▶ Goal of the exercise
Track down every line below that holds "this" and copy it.

▶ Records supplied
- - - - -
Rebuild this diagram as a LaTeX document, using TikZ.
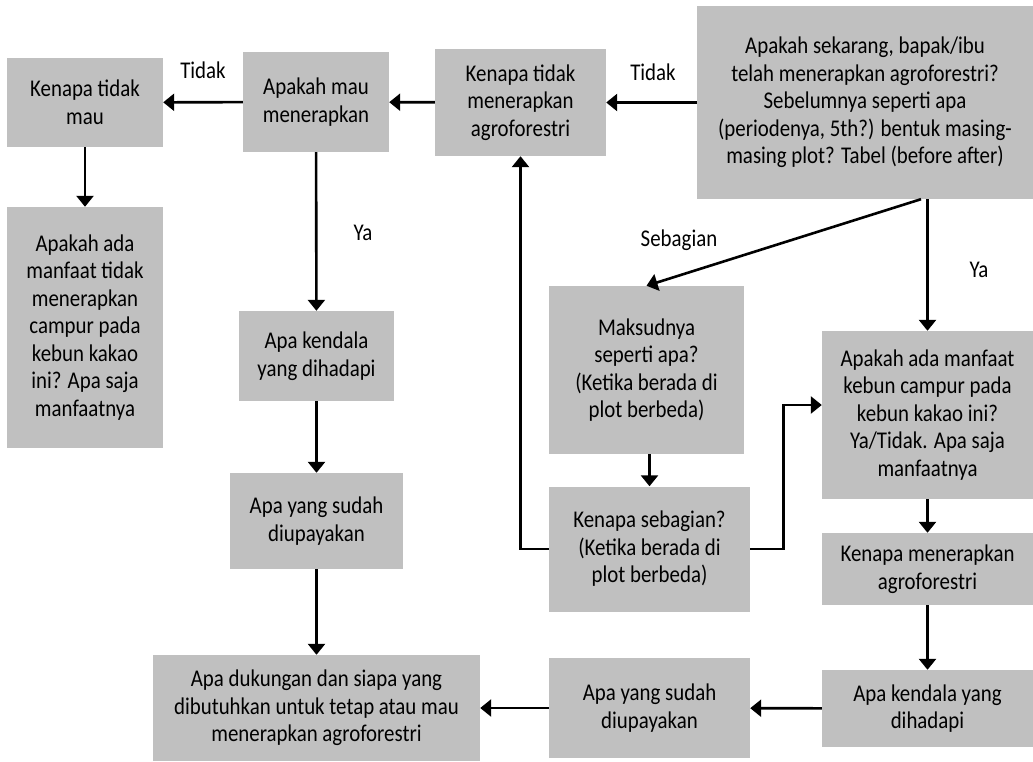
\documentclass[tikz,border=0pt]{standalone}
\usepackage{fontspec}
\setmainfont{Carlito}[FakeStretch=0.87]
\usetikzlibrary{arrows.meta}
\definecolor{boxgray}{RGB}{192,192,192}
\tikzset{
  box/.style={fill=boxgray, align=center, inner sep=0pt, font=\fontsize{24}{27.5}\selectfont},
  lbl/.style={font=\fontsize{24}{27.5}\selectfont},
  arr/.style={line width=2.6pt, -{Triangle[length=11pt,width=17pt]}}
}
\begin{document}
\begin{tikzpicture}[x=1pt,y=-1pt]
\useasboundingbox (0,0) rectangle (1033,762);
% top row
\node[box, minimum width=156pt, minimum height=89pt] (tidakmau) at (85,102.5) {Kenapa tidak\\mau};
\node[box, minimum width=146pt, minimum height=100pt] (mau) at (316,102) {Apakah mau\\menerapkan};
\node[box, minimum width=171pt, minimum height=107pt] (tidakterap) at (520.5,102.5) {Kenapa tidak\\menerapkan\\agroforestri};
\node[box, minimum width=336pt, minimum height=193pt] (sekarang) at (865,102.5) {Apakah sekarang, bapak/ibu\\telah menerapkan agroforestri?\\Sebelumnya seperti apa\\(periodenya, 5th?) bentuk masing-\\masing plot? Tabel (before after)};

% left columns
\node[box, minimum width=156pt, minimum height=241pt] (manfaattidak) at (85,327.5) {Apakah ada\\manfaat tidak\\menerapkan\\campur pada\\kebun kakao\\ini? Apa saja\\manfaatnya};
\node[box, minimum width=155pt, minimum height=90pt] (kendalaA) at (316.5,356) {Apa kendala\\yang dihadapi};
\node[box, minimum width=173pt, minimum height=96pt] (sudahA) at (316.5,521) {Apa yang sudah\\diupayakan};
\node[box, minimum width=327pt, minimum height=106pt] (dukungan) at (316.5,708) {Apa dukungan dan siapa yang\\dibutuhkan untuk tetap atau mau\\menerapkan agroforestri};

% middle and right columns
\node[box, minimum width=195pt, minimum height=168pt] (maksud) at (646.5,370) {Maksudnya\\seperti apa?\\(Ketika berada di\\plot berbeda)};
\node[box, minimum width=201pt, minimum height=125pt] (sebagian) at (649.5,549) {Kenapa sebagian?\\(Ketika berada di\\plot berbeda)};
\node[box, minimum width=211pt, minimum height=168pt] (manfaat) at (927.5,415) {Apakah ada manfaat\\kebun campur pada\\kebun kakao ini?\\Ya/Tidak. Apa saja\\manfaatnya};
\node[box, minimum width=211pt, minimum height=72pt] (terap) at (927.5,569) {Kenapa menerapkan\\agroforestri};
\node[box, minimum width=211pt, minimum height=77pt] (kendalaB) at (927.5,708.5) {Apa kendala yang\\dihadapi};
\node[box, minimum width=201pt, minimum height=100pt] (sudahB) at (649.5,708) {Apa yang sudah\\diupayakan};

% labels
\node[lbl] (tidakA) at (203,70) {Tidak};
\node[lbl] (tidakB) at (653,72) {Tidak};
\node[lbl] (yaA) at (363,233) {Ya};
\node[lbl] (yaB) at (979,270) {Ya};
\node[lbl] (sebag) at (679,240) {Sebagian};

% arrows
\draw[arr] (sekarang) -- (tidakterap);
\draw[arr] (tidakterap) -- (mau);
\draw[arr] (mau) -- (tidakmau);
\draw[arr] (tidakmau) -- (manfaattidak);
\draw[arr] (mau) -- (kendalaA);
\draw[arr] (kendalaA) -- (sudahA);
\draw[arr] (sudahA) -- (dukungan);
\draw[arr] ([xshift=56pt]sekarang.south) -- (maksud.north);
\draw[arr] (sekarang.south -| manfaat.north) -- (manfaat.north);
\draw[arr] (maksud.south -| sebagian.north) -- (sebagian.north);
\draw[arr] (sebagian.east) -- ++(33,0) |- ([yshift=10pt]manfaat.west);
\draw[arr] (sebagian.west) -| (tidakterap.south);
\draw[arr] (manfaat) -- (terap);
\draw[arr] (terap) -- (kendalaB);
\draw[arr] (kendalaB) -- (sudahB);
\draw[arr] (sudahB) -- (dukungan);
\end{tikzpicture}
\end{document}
- - - - -
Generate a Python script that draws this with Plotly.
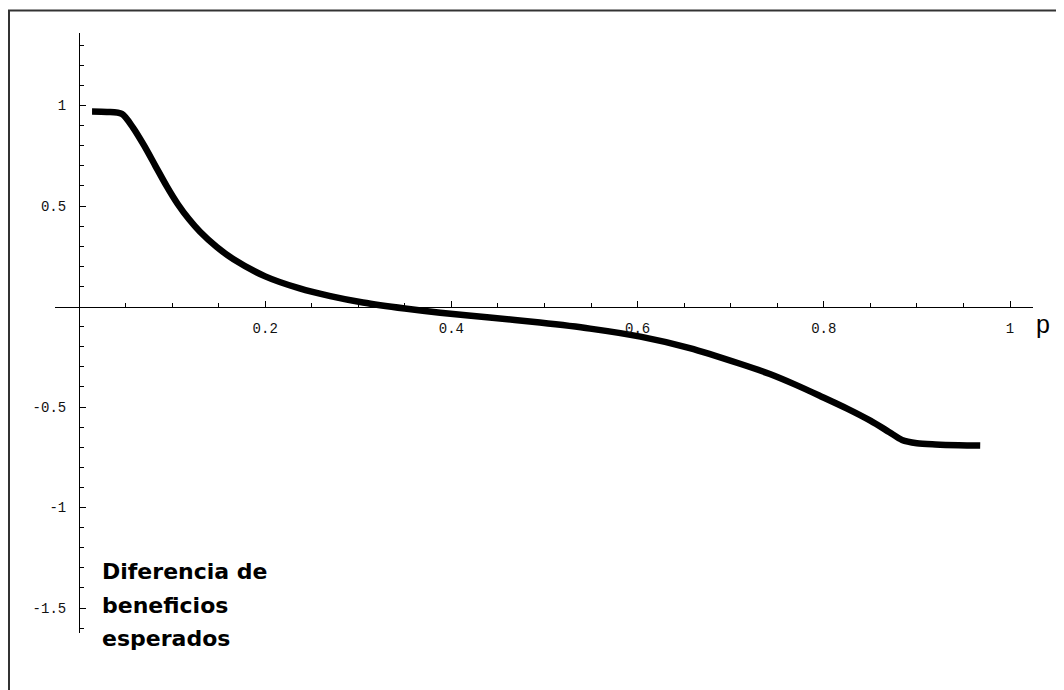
- - - - -
▶ Output of the exercise
Rebuild this diagram as a LaTeX document, using TikZ.
Generate a Python script that draws this with Plotly.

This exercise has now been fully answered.